Dementia affects the brain’s cognitive functions such as memory, and the ability to think and reason. Language skills, visual perception, self-management, and the ability to pay attention are also affected as a result of dementia. Some individuals with dementia may even find it difficult to control their emotions and may exhibit a change in their personalities.
About 5.4 million people are living with Alzheimer’s disease in the United States today. Most of these people are 65 or older but it is not just an old age disease. An estimated 200,000 under that age of 65 has younger-onset or early-onset of Alzheimer’s disease.

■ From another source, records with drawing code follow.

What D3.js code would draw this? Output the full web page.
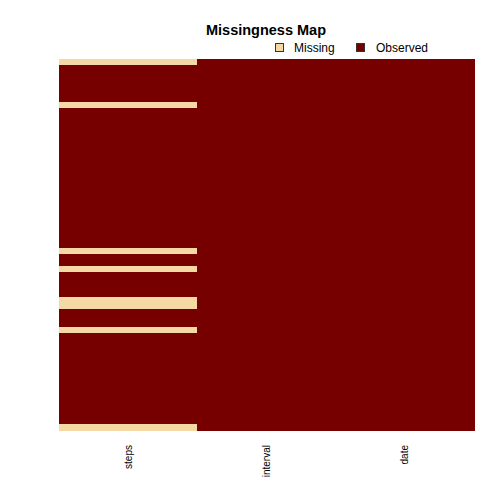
<!DOCTYPE html>
<html><head><meta charset="utf-8">
<script src="https://cdn.jsdelivr.net/npm/d3@7"></script>
<style>body{margin:0;background:#fff}svg{display:block;font-family:"Liberation Sans",Arial,sans-serif}</style>
</head><body>
<script>
const columns = ["steps", "interval", "date"];
const days = ["2012-10-01","2012-10-02","2012-10-03","2012-10-04","2012-10-05","2012-10-06","2012-10-07","2012-10-08","2012-10-09","2012-10-10",
"2012-10-11","2012-10-12","2012-10-13","2012-10-14","2012-10-15","2012-10-16","2012-10-17","2012-10-18","2012-10-19","2012-10-20",
"2012-10-21","2012-10-22","2012-10-23","2012-10-24","2012-10-25","2012-10-26","2012-10-27","2012-10-28","2012-10-29","2012-10-30",
"2012-10-31","2012-11-01","2012-11-02","2012-11-03","2012-11-04","2012-11-05","2012-11-06","2012-11-07","2012-11-08","2012-11-09",
"2012-11-10","2012-11-11","2012-11-12","2012-11-13","2012-11-14","2012-11-15","2012-11-16","2012-11-17","2012-11-18","2012-11-19",
"2012-11-20","2012-11-21","2012-11-22","2012-11-23","2012-11-24","2012-11-25","2012-11-26","2012-11-27","2012-11-28","2012-11-29",
"2012-11-30"];
const missingStepDays = ["2012-10-01","2012-10-08","2012-11-01","2012-11-04","2012-11-09","2012-11-10","2012-11-14","2012-11-30"];
const legendLabels = ["Missing", "Observed"];
const colors = {Missing: "#f5d9a5", Observed: "#760000"};

const W = 504, H = 504;
const svg = d3.select("body").append("svg").attr("width", W).attr("height", H);

const x = d3.scaleBand().domain(columns).range([59, 474]);
const y = d3.scaleBand().domain(days).range([59, 430.5]);

const cells = [];
days.forEach(d => columns.forEach(c => {
  const miss = c === "steps" && missingStepDays.includes(d);
  cells.push({day: d, col: c, status: miss ? "Missing" : "Observed"});
}));

svg.append("g").selectAll("rect").data(cells).join("rect")
  .attr("x", d => x(d.col)).attr("y", d => y(d.day))
  .attr("width", x.bandwidth() + 0.5).attr("height", y.bandwidth() + 0.5)
  .attr("fill", d => colors[d.status]).attr("shape-rendering", "crispEdges");

// column labels
svg.append("g").selectAll("text").data(columns).join("text")
  .attr("transform", d => `translate(${x(d) + x.bandwidth() / 2 + 3.5},445) rotate(-90)`)
  .attr("text-anchor", "end").attr("font-size", 10).attr("fill", "#000")
  .text(d => d);

// title
svg.append("text").attr("x", 266).attr("y", 35).attr("text-anchor", "middle")
  .attr("font-size", 14.5).attr("font-weight", "bold").text("Missingness Map");

// legend
const legX = [275, 356];
const leg = svg.append("g").selectAll("g").data(legendLabels).join("g")
  .attr("transform", (d, i) => `translate(${legX[i]},43)`);
leg.append("rect").attr("x", 0.5).attr("y", 0.5).attr("width", 8).attr("height", 8)
  .attr("fill", d => colors[d]).attr("stroke", "#333").attr("stroke-width", 1);
leg.append("text").attr("x", (d, i) => i === 0 ? 19 : 20).attr("y", 8.8)
  .attr("font-size", 12).text(d => d);
</script>
</body></html>
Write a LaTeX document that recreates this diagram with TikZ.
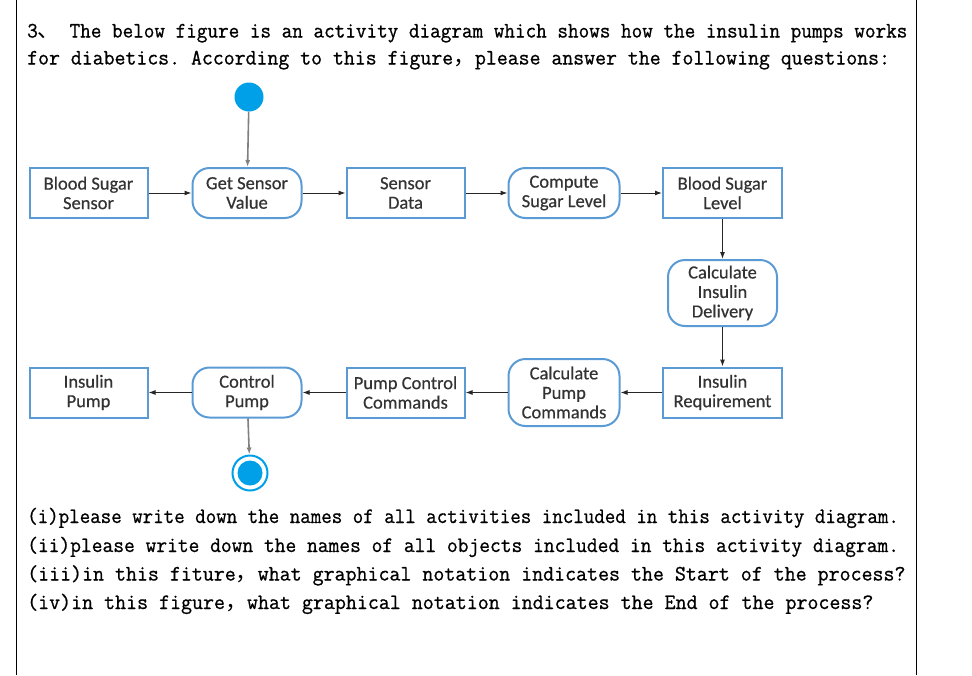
\documentclass[tikz,border=0pt]{standalone}
\usepackage{fontspec}
\setmainfont{Latin Modern Mono}[FakeStretch=0.931,FakeBold=0.8]
\newfontfamily\boxfont{Carlito}[FakeBold=0.5]
\newfontfamily\cjkfont{Noto Sans CJK SC}
\usetikzlibrary{positioning}
\usetikzlibrary{arrows.meta}
\definecolor{objblue}{RGB}{91,155,213}
\definecolor{dotblue}{RGB}{0,160,233}
% full-width sign, two half-width cells wide
\newcommand{\fw}[1]{\makebox[2\fontcharwd\font`0][l]{\cjkfont #1}}
\frenchspacing

\begin{document}
\begin{tikzpicture}[x=1pt,y=-1pt,
  obj/.style={draw=objblue,line width=2pt,minimum width=118pt,minimum height=50pt,
    inner sep=0pt,align=center,text=black!80,font=\boxfont\fontsize{18.5}{19.5}\selectfont},
  act/.style={obj,rounded corners=17pt,minimum width=109pt},
  flow/.style={-{Latex[length=7pt,width=5pt]},line width=1pt,black!85},
  qtext/.style={anchor=base west,inner sep=0pt,
    font=\fontsize{22}{28}\selectfont\addfontfeature{FakeStretch=#1}}]
 \useasboundingbox (0,0) rectangle (972,675);
 \draw[line width=1.3pt] (16.5,0) -- (16.5,675);
 \draw[line width=1.3pt] (916.5,0) -- (916.5,675);
 % question text
 \node[qtext=0.936] (head1) at (27,37.5) {3\fw{、} The below figure is an activity diagram which shows how the insulin pumps works};
 \node[qtext=0.964] (head2) at (27,64.5) {for diabetics. According to this figure\fw{，}please answer the following questions:};
 \node[qtext=0.927] (qi) at (27,523) {(i)please write down the names of all activities included in this activity diagram.};
 \node[qtext=0.950] (qii) at (27,552) {(ii)please write down the names of all objects included in this activity diagram.};
 \node[qtext=0.969] (qiii) at (27,580.5) {(iii)in this fiture\fw{，}what graphical notation indicates the Start of the process?};
 \node[qtext=0.970] (qiv) at (27,609) {(iv)in this figure\fw{，}what graphical notation indicates the End of the process?};
 % start and end
 \node[circle,fill=dotblue,minimum size=29pt,inner sep=0pt] (start) at (249,97) {};
 \node[circle,draw=dotblue,line width=2pt,minimum size=35pt,inner sep=0pt] (end) at (250,473) {};
 \node[circle,fill=dotblue,minimum size=25pt,inner sep=0pt] (endin) at (end) {};
 % first row
 \node[obj] (bss) at (88.5,193) {Blood Sugar\\Sensor};
 \node[act] (gsv) at (247,193) {Get Sensor\\Value};
 \node[obj] (sd) at (405.5,193) {Sensor\\Data};
 \node[act,minimum width=111pt] (csl) at (564,193) {Compute\\Sugar Level};
 \node[obj,minimum width=119pt] (bsl) at (722.5,193) {Blood Sugar\\Level};
 \node[act,minimum height=66pt] (cid) at (722.5,293) {Calculate\\Insulin\\Delivery};
 % second row
 \node[obj,minimum width=119pt] (ir) at (722.5,392.5) {Insulin\\Requirement};
 \node[act,minimum width=111pt,minimum height=67pt] (cpc) at (564,392.5) {Calculate\\Pump\\Commands};
 \node[obj] (pcc) at (405.5,392.5) {Pump Control\\Commands};
 \node[act] (cp) at (247,392.5) {Control\\Pump};
 \node[obj] (ip) at (88.5,392.5) {Insulin\\Pump};
 % flows
 \draw[flow,gray,line width=1.6pt] (start) -- (gsv);
 \draw[flow] (bss) -- (gsv);
 \draw[flow] (gsv) -- (sd);
 \draw[flow] (sd) -- (csl);
 \draw[flow] (csl) -- (bsl);
 \draw[flow] (bsl) -- (cid);
 \draw[flow] (cid) -- (ir);
 \draw[flow] (ir) -- (cpc);
 \draw[flow] (cpc) -- (pcc);
 \draw[flow] (pcc) -- (cp);
 \draw[flow] (cp) -- (ip);
 \draw[flow,gray,line width=1.6pt] (cp) -- (end);
\end{tikzpicture}
\end{document}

Alzheimer’s is progressive and irreversible. The symptoms show up in the mid-60s in most people. It is named after Dr. Alois Alzheimer who in 1906 noticed a change in a woman’s brain tissue who died of an unknown mental illness. On examining her brain, he found abnormal clumps and tangled bundles of fiber. The abnormal lumps are now called amyloid plaques and the bundles of fiber are called neurofibrillary, or tau (pronounced “wow”) tangles.
Currently, there is no cure for Alzheimer’s disease, but treatments are available to manage the symptoms while research for a cure continues. It is estimated that 47 million people are living with Alzheimer’s and other dementias worldwide. By 2030 these numbers are expected to increase to 76 million. The Alzheimer's Association, to create awareness for the disease, has declared June to be Alzheimer’s and Brain Awareness Day. Throughout this month the Association encourages people to “Go Purple with a Purpose”. Communities, organizations, and institutions year after year come together to support and create awareness by organizing activities of their choice. The climax of fundraising activity takes place on the summer solstice, the longest day of the year.